综上所述,由于制度环境的差异,短期内我国在商事调解协议执行制度上难以对国内外调解一视同仁。为弥补这一现状,可借鉴《纽约公约》在我国的成功实施经验,以“双轨制”来适应不同调解场景的需求[10]。对内,我们仍坚持采用司法确认制度,确保国内商事调解协议的法律效力;对外,则积极探索直接执行机制,以符合国际商事调解的发展趋势,并提升我国在国际商事争议解决领域的竞争力。
4.2. 调解员资质认证机制建立
调解员的调解行为很大程度上会影响调解协议能否依据《新加坡调解公约》获得在别国执行的效力。若我国未制定明确具体的调解员行为规范,即便调解员在调解过程中出现不当举止,中国法院亦难以依据《新加坡调解公约》之规定,拒绝执行调解协议。因此,将调解员队伍建设与国际标准对接,对于推动国际商事调解事业的发展至关重要。
首先是要加强国际商事调解人才队伍建设,制定商事调解员资质标准。调解员的专业能力是调解发展的基础。商事调解下对调解员提出了更高的要求,需要调解员对调解技能技巧进行一定的运用和把握。因此,不仅需要通过各种手段提升现有商事调解人员的业务能力,也应关注国内高校对相关人才的培养,努力塑造法律基础扎实、国际视野开阔、语言能力出众的国际争议解决人才。

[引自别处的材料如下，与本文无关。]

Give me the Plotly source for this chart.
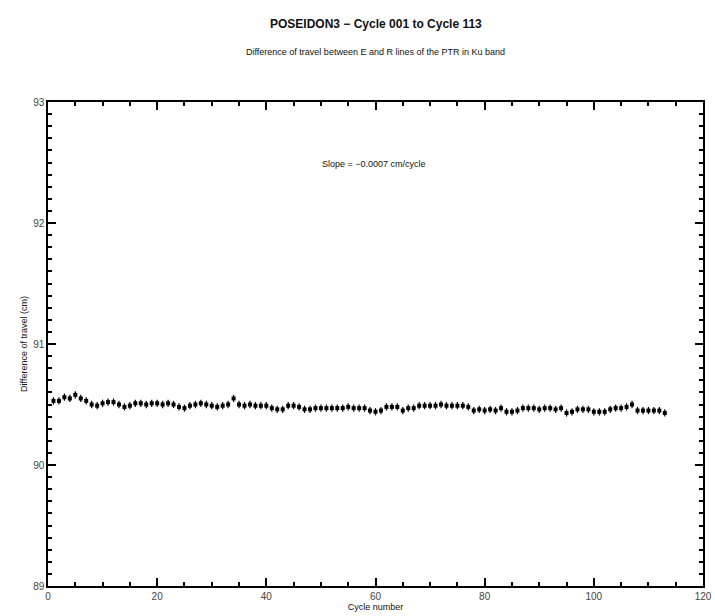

其次需推动个人调解制度的发展。鉴于多数域外国家的调解制度均融合了个人与机构调解的双重形式,为避免在可执行国际商事调解协议的达成上陷入困境,探寻非官方司法机构中个人调解员的介入机制显得尤为关键。在选择调解员认证模式时,应更加注重保持并发扬调解的民间特性,并且要确保调解的公正与高效[11]。因此,我国有必要在法律层面上认可个人调解制度的合法性,并积极推动其发展。这不仅意味着要赋予个人调解员参与调解活动的法律地位,还意味着要适当放宽外国律师从事调解等非诉讼业务的准入标准,从而吸引具备丰富调解经验以及的律师,共同推动我国国际商事调解事业的蓬勃发展。
4.3. 完善我国商事调解法律规则体系
《人民调解法》作为我国现行的有关调解的专门法律,规定的调解主要涉及民间纠纷,与专业化的国际商事争议调解之间有着较为显著的差别。并且《新加坡调解公约》所确立的调解协议虽具备强制执行力,然而其并不具备自动执行的属性,具体的执行流程与细节仍须遵循各成员国的国内法规定。因此,为促使公约的切实落地与有效执行,我国应当制定与之相匹配的国内法,将公约的精髓与内容融入国内法律体系中,以确保公约在我国得到切实贯彻与高效执行。鉴于当前我国国情,我国在保持现有国内调解制度稳定性的基础上,有必要制定一部专门针对商事调解的法律。近年来,多个国家和地区纷纷对调解进行了专门立法,取得了显著成效。因此,我国亦应加快步伐,制定一部统一适用于国内外商事纠纷的调解基本法,以推动商事调解的规范化、专业化发展。
5. 结语
党的二十大报告指出要推进高水平对外开放,要加强涉外领域立法,统筹推进国内法治和涉外法治,以良法促进发展、保障善治。随着国际商事贸易的不断发展,“一带一路”的倡议深入推进,调解制度以其特有的灵活、高效、包容的特点逐渐成为了国际商事争议解决的重要方式,在解决国际商事争议中发挥着不可或缺的作用。作为《新加坡调解公约》首批签署国,我国为公约的诞生作出了巨大的贡献并提供了中国智慧,该公约也为我国国际商事调解协议执行制度的发展提供了宝贵的经验,但与此同时也映射出我国本土法律中对于国际调解协议执行制度规定的不足与缺位。这需要我国不断填补公约框架下的国内立法规制以及解决国内外制度衔接矛盾问题。该难题不仅是当前发展的迫切需要,更是法治建设的重中之重。可以相信的是,随着我国不断推动更高水平对外开放、积极参与全球治理体系改革与建设的发展,对于执行国际商事调解协议的规定会愈发完善。